● **Task requirements**
Repeat the lines below exactly as they appear, but leave out the images.

● **Recorded data**
=-=-=-=-=

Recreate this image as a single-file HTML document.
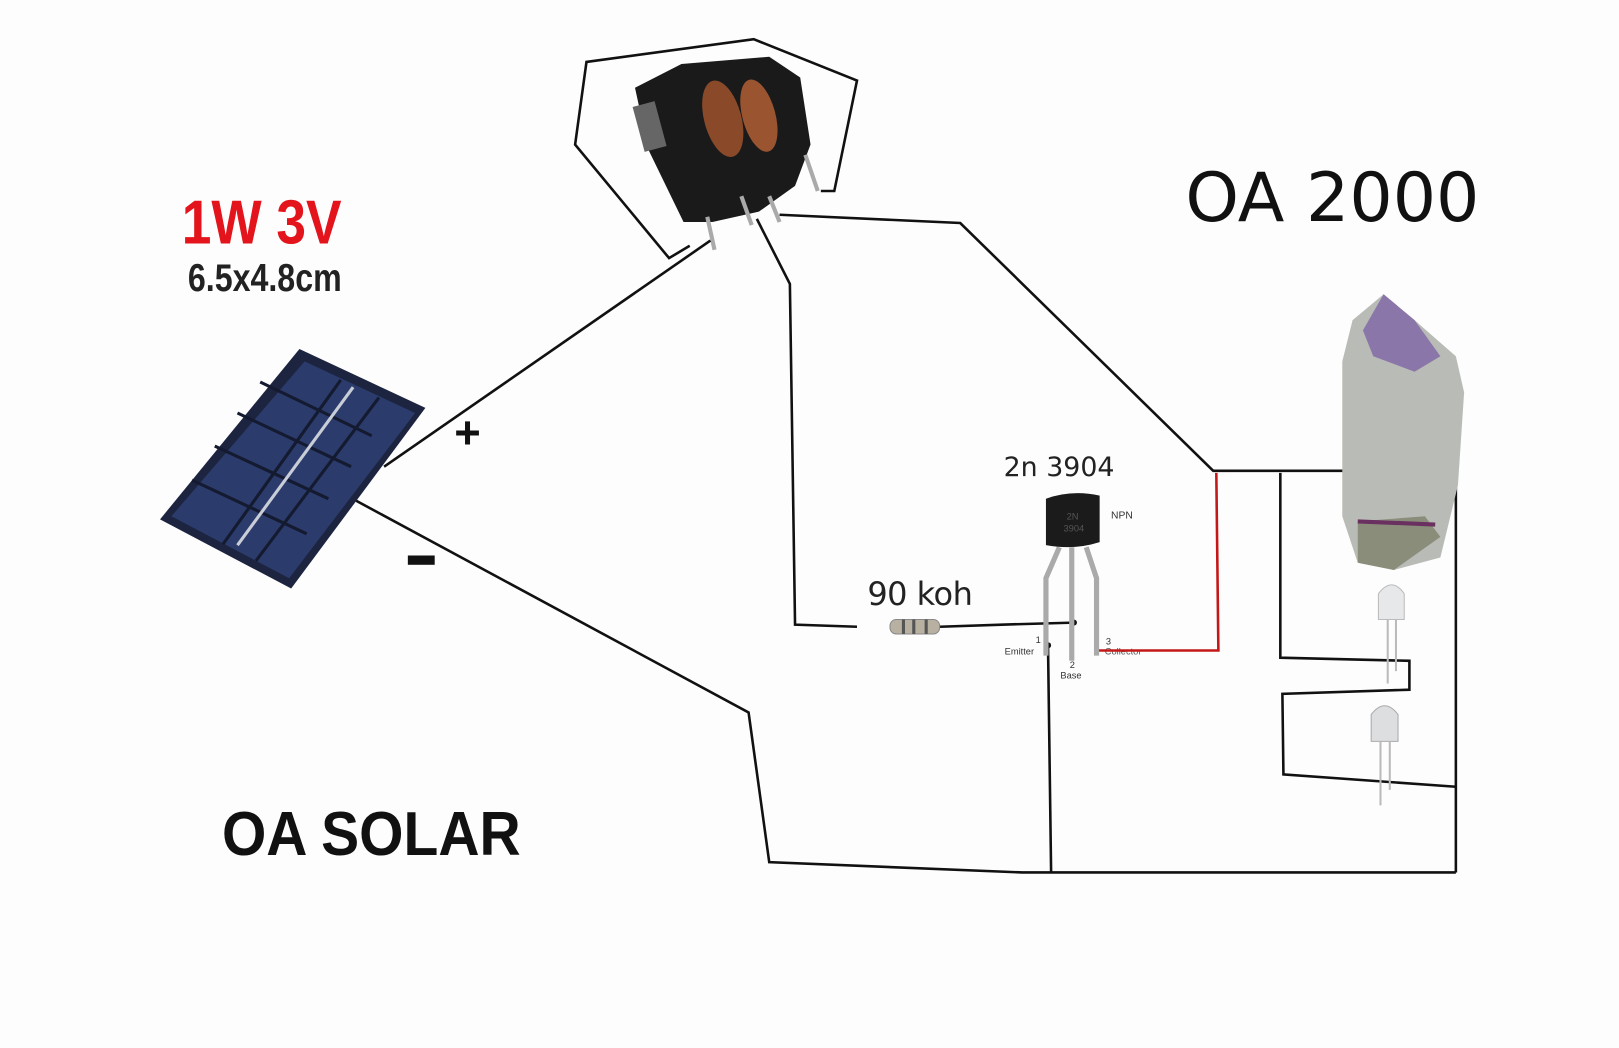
<!DOCTYPE html>
<html><head><meta charset="utf-8"><style>
html,body{margin:0;padding:0;background:#fdfdfd;}
svg{display:block}
</style></head><body>
<svg width="1619" height="1048" viewBox="0 0 1568 1015" preserveAspectRatio="none" xmlns="http://www.w3.org/2000/svg">
<rect width="1568" height="1015" fill="#fdfdfd"/>
<!-- texts -->
<text x="176" y="236" font-family="Liberation Sans Narrow, Liberation Sans, sans-serif" font-weight="bold" font-size="60" fill="#e3141b" transform="translate(176 236) scale(0.86 1) translate(-176 -236)">1W 3V</text>
<text x="182" y="282" font-family="Liberation Sans Narrow, Liberation Sans, sans-serif" font-size="38" font-weight="bold" fill="#222" transform="translate(182 282) scale(0.82 1) translate(-182 -282)">6.5x4.8cm</text>
<text x="440" y="434" font-family="Liberation Sans, sans-serif" font-weight="bold" font-size="44" fill="#111">+</text>
<rect x="395" y="538" width="26" height="9" fill="#111"/>
<text x="215" y="828" font-family="Liberation Sans, sans-serif" font-weight="bold" font-size="60" fill="#111" transform="translate(215 828) scale(0.92 1) translate(-215 -828)">OA SOLAR</text>
<text x="1148" y="214" font-family="DejaVu Sans, sans-serif" font-size="66" fill="#111">OA 2000</text>
<text x="972" y="461" font-family="DejaVu Sans, sans-serif" font-size="26" fill="#222">2n 3904</text>
<text x="840" y="586" font-family="DejaVu Sans, sans-serif" font-size="31" fill="#222" letter-spacing="-0.5">90 koh</text>
<text x="1076" y="502" font-family="Liberation Sans, sans-serif" font-size="10" fill="#333">NPN</text>
<text x="1003" y="623" font-family="Liberation Sans, sans-serif" font-size="9" fill="#333">1</text>
<text x="973" y="634" font-family="Liberation Sans, sans-serif" font-size="9" fill="#333">Emitter</text>
<text x="1036" y="647" font-family="Liberation Sans, sans-serif" font-size="9" fill="#333">2</text>
<text x="1027" y="657" font-family="Liberation Sans, sans-serif" font-size="9" fill="#333">Base</text>
<text x="1071" y="624" font-family="Liberation Sans, sans-serif" font-size="9" fill="#333">3</text>
<text x="1070" y="634" font-family="Liberation Sans, sans-serif" font-size="9" fill="#555">Collector</text>

<!-- solar panel -->
<polygon points="290,338 412,395 282,570 155,503" fill="#1c2440"/>
<polygon points="295,350 402,400 280,560 166,500" fill="#2b3b6b"/>
<g stroke="#141a30" stroke-width="3">
<line x1="330" y1="368" x2="216" y2="527"/><line x1="367" y1="385" x2="248" y2="543"/>
<line x1="252" y1="370" x2="360" y2="422"/><line x1="230" y1="400" x2="340" y2="452"/>
<line x1="208" y1="432" x2="318" y2="483"/><line x1="186" y1="465" x2="297" y2="517"/>
</g>
<line x1="342" y1="375" x2="230" y2="528" stroke="#c8cdd8" stroke-width="3"/>

<!-- transformer outline -->
<polyline points="668,238 648,250 557,140 568,60 730,38 830,78 808,185 795,185" fill="none" stroke="#111" stroke-width="2.5"/>
<!-- transformer body -->
<polygon points="615,85 660,62 745,55 775,75 785,140 770,180 735,205 690,215 662,215 628,145" fill="#1a1a1a"/>
<rect x="618" y="100" width="22" height="45" fill="#666" transform="rotate(-15 629 122)"/>
<ellipse cx="700" cy="115" rx="18" ry="38" fill="#8a4a2a" transform="rotate(-15 700 115)"/>
<ellipse cx="735" cy="112" rx="16" ry="36" fill="#9a5530" transform="rotate(-15 735 112)"/>
<g stroke="#aaa" stroke-width="4">
<line x1="685" y1="210" x2="692" y2="242"/><line x1="718" y1="190" x2="728" y2="218"/>
<line x1="745" y1="190" x2="755" y2="215"/><line x1="780" y1="150" x2="792" y2="185"/>
</g>

<!-- wires -->
<g fill="none" stroke="#111" stroke-width="2.5">
<polyline points="372,452 688,233"/>
<polyline points="345,485 725,690 745,835 990,845 1410,845"/>
<polyline points="755,208 930,216 1175,456 1410,456"/>
<polyline points="733,212 765,275 770,605 830,607"/>
<polyline points="910,607 970,605 1040,603"/>
<polyline points="1015,625 1018,845"/>
<polyline points="1240,458 1240,637 1365,640 1365,668 1242,672 1243,750 1410,762"/>
<polyline points="1410,456 1410,845"/>
</g>
<polyline points="1178,458 1180,630 1060,630" fill="none" stroke="#c41818" stroke-width="2.5"/>
<circle cx="1040" cy="603" r="3" fill="#111"/>
<circle cx="1015" cy="625" r="3" fill="#111"/>

<!-- resistor -->
<rect x="862" y="600" width="48" height="14" rx="6" fill="#b8b0a0" stroke="#888"/>
<g stroke="#555" stroke-width="3"><line x1="875" y1="600" x2="875" y2="614"/><line x1="885" y1="600" x2="885" y2="614"/><line x1="897" y1="600" x2="897" y2="614"/></g>

<!-- transistor -->
<g stroke="#aaa" stroke-width="5" fill="none">
<polyline points="1026,530 1013,560 1013,635"/>
<line x1="1038" y1="530" x2="1038" y2="640"/>
<polyline points="1052,530 1062,560 1062,635"/>
</g>
<path d="M1013,483 Q1038,474 1065,480 L1065,525 Q1040,533 1013,528 Z" fill="#1b1b1b"/>
<text x="1033" y="503" font-family="Liberation Sans, sans-serif" font-size="9" fill="#555">2N</text>
<text x="1030" y="515" font-family="Liberation Sans, sans-serif" font-size="9" fill="#555">3904</text>

<!-- crystal -->
<polygon points="1340,285 1370,310 1410,345 1418,380 1412,470 1395,540 1350,552 1315,545 1300,500 1300,350 1310,310" fill="#b9bcb6"/>
<polygon points="1340,285 1370,310 1395,345 1370,360 1330,345 1320,320" fill="#8a76a8"/>
<polygon points="1315,505 1380,500 1395,520 1350,552 1315,545" fill="#8a8d7a"/>
<line x1="1315" y1="505" x2="1390" y2="508" stroke="#6a3060" stroke-width="4"/>

<!-- LEDs -->
<g>
<path d="M1335,600 L1335,575 Q1348,558 1360,575 L1360,600 Z" fill="#e6e8ea" stroke="#bbb"/>
<line x1="1344" y1="600" x2="1344" y2="662" stroke="#bbb" stroke-width="2"/>
<line x1="1352" y1="600" x2="1352" y2="650" stroke="#bbb" stroke-width="2"/>
<path d="M1328,718 L1328,692 Q1341,675 1354,692 L1354,718 Z" fill="#dcdee0" stroke="#aaa"/>
<line x1="1337" y1="718" x2="1337" y2="780" stroke="#bbb" stroke-width="2"/>
<line x1="1346" y1="718" x2="1346" y2="765" stroke="#bbb" stroke-width="2"/>
</g>
</svg>
</body></html>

=-=-=-=-=

● **Problem solution**
Recreate this image as a single-file HTML document.
<!DOCTYPE html>
<html><head><meta charset="utf-8"><style>
html,body{margin:0;padding:0;background:#fdfdfd;}
svg{display:block}
</style></head><body>
<svg width="1619" height="1048" viewBox="0 0 1568 1015" preserveAspectRatio="none" xmlns="http://www.w3.org/2000/svg">
<rect width="1568" height="1015" fill="#fdfdfd"/>
<!-- texts -->
<text x="176" y="236" font-family="Liberation Sans Narrow, Liberation Sans, sans-serif" font-weight="bold" font-size="60" fill="#e3141b" transform="translate(176 236) scale(0.86 1) translate(-176 -236)">1W 3V</text>
<text x="182" y="282" font-family="Liberation Sans Narrow, Liberation Sans, sans-serif" font-size="38" font-weight="bold" fill="#222" transform="translate(182 282) scale(0.82 1) translate(-182 -282)">6.5x4.8cm</text>
<text x="440" y="434" font-family="Liberation Sans, sans-serif" font-weight="bold" font-size="44" fill="#111">+</text>
<rect x="395" y="538" width="26" height="9" fill="#111"/>
<text x="215" y="828" font-family="Liberation Sans, sans-serif" font-weight="bold" font-size="60" fill="#111" transform="translate(215 828) scale(0.92 1) translate(-215 -828)">OA SOLAR</text>
<text x="1148" y="214" font-family="DejaVu Sans, sans-serif" font-size="66" fill="#111">OA 2000</text>
<text x="972" y="461" font-family="DejaVu Sans, sans-serif" font-size="26" fill="#222">2n 3904</text>
<text x="840" y="586" font-family="DejaVu Sans, sans-serif" font-size="31" fill="#222" letter-spacing="-0.5">90 koh</text>
<text x="1076" y="502" font-family="Liberation Sans, sans-serif" font-size="10" fill="#333">NPN</text>
<text x="1003" y="623" font-family="Liberation Sans, sans-serif" font-size="9" fill="#333">1</text>
<text x="973" y="634" font-family="Liberation Sans, sans-serif" font-size="9" fill="#333">Emitter</text>
<text x="1036" y="647" font-family="Liberation Sans, sans-serif" font-size="9" fill="#333">2</text>
<text x="1027" y="657" font-family="Liberation Sans, sans-serif" font-size="9" fill="#333">Base</text>
<text x="1071" y="624" font-family="Liberation Sans, sans-serif" font-size="9" fill="#333">3</text>
<text x="1070" y="634" font-family="Liberation Sans, sans-serif" font-size="9" fill="#555">Collector</text>

<!-- solar panel -->
<polygon points="290,338 412,395 282,570 155,503" fill="#1c2440"/>
<polygon points="295,350 402,400 280,560 166,500" fill="#2b3b6b"/>
<g stroke="#141a30" stroke-width="3">
<line x1="330" y1="368" x2="216" y2="527"/><line x1="367" y1="385" x2="248" y2="543"/>
<line x1="252" y1="370" x2="360" y2="422"/><line x1="230" y1="400" x2="340" y2="452"/>
<line x1="208" y1="432" x2="318" y2="483"/><line x1="186" y1="465" x2="297" y2="517"/>
</g>
<line x1="342" y1="375" x2="230" y2="528" stroke="#c8cdd8" stroke-width="3"/>

<!-- transformer outline -->
<polyline points="668,238 648,250 557,140 568,60 730,38 830,78 808,185 795,185" fill="none" stroke="#111" stroke-width="2.5"/>
<!-- transformer body -->
<polygon points="615,85 660,62 745,55 775,75 785,140 770,180 735,205 690,215 662,215 628,145" fill="#1a1a1a"/>
<rect x="618" y="100" width="22" height="45" fill="#666" transform="rotate(-15 629 122)"/>
<ellipse cx="700" cy="115" rx="18" ry="38" fill="#8a4a2a" transform="rotate(-15 700 115)"/>
<ellipse cx="735" cy="112" rx="16" ry="36" fill="#9a5530" transform="rotate(-15 735 112)"/>
<g stroke="#aaa" stroke-width="4">
<line x1="685" y1="210" x2="692" y2="242"/><line x1="718" y1="190" x2="728" y2="218"/>
<line x1="745" y1="190" x2="755" y2="215"/><line x1="780" y1="150" x2="792" y2="185"/>
</g>

<!-- wires -->
<g fill="none" stroke="#111" stroke-width="2.5">
<polyline points="372,452 688,233"/>
<polyline points="345,485 725,690 745,835 990,845 1410,845"/>
<polyline points="755,208 930,216 1175,456 1410,456"/>
<polyline points="733,212 765,275 770,605 830,607"/>
<polyline points="910,607 970,605 1040,603"/>
<polyline points="1015,625 1018,845"/>
<polyline points="1240,458 1240,637 1365,640 1365,668 1242,672 1243,750 1410,762"/>
<polyline points="1410,456 1410,845"/>
</g>
<polyline points="1178,458 1180,630 1060,630" fill="none" stroke="#c41818" stroke-width="2.5"/>
<circle cx="1040" cy="603" r="3" fill="#111"/>
<circle cx="1015" cy="625" r="3" fill="#111"/>

<!-- resistor -->
<rect x="862" y="600" width="48" height="14" rx="6" fill="#b8b0a0" stroke="#888"/>
<g stroke="#555" stroke-width="3"><line x1="875" y1="600" x2="875" y2="614"/><line x1="885" y1="600" x2="885" y2="614"/><line x1="897" y1="600" x2="897" y2="614"/></g>

<!-- transistor -->
<g stroke="#aaa" stroke-width="5" fill="none">
<polyline points="1026,530 1013,560 1013,635"/>
<line x1="1038" y1="530" x2="1038" y2="640"/>
<polyline points="1052,530 1062,560 1062,635"/>
</g>
<path d="M1013,483 Q1038,474 1065,480 L1065,525 Q1040,533 1013,528 Z" fill="#1b1b1b"/>
<text x="1033" y="503" font-family="Liberation Sans, sans-serif" font-size="9" fill="#555">2N</text>
<text x="1030" y="515" font-family="Liberation Sans, sans-serif" font-size="9" fill="#555">3904</text>

<!-- crystal -->
<polygon points="1340,285 1370,310 1410,345 1418,380 1412,470 1395,540 1350,552 1315,545 1300,500 1300,350 1310,310" fill="#b9bcb6"/>
<polygon points="1340,285 1370,310 1395,345 1370,360 1330,345 1320,320" fill="#8a76a8"/>
<polygon points="1315,505 1380,500 1395,520 1350,552 1315,545" fill="#8a8d7a"/>
<line x1="1315" y1="505" x2="1390" y2="508" stroke="#6a3060" stroke-width="4"/>

<!-- LEDs -->
<g>
<path d="M1335,600 L1335,575 Q1348,558 1360,575 L1360,600 Z" fill="#e6e8ea" stroke="#bbb"/>
<line x1="1344" y1="600" x2="1344" y2="662" stroke="#bbb" stroke-width="2"/>
<line x1="1352" y1="600" x2="1352" y2="650" stroke="#bbb" stroke-width="2"/>
<path d="M1328,718 L1328,692 Q1341,675 1354,692 L1354,718 Z" fill="#dcdee0" stroke="#aaa"/>
<line x1="1337" y1="718" x2="1337" y2="780" stroke="#bbb" stroke-width="2"/>
<line x1="1346" y1="718" x2="1346" y2="765" stroke="#bbb" stroke-width="2"/>
</g>
</svg>
</body></html>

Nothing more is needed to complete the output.